Of course, the number one reason for that success is probably the story, which is bar none the most irreverent romp that still manages to retain a certain element of seriousness and dignity. Each chapter begins with a vignette in which the main characters mock the upcoming events in what is styled as an advertisement for a cartoon, and the actual plot itself often descends into this kind of lunacy all by itself. A recurring character called Mid-Boss continually pesters Laharl at every turn, Angel Assassins wax eloquent about the power of love while staring down the barrel of a giant cannon, Power Rangers make cameo appearances, and the penguin-esque Prinnies that cheerfully explode through every chapter all combine to add that certain something. More than anything else, the storyline is what makes Disgaea, and though it is not the source of most of the game’s gameplay, it is the source of its soul.

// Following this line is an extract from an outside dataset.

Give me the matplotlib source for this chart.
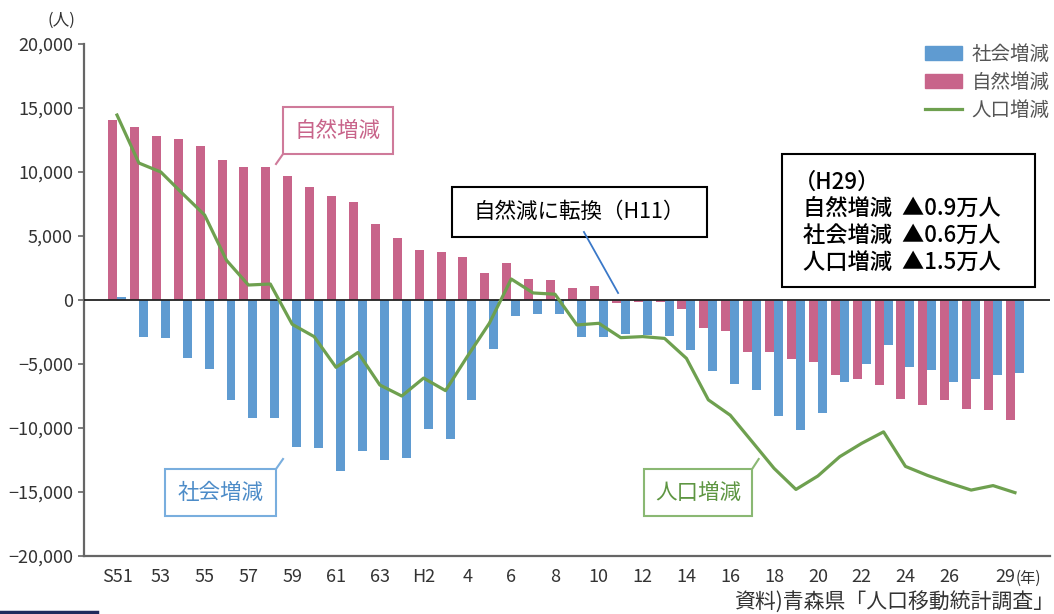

There is very little not to like about Disgaea, in the end; while the battle system is simplistic and the enemies stone-stupid, every other part of the package has been polished till it shines, and with a humorous story, addictive gameplay, and potentially endless hours of fun, there are few titles that offer the bang for buck that Disgaea does. While it was originally the victim of a limited release, its success prompted Atlus to reissue the title, and so it should be fairly easy to pick it up. Failing to do so means failing to cash in on countless hours of enjoyment, and this, more than anything, should be reason enough to pick it up. Well, that and there are no musical numbers sung by demented frogs.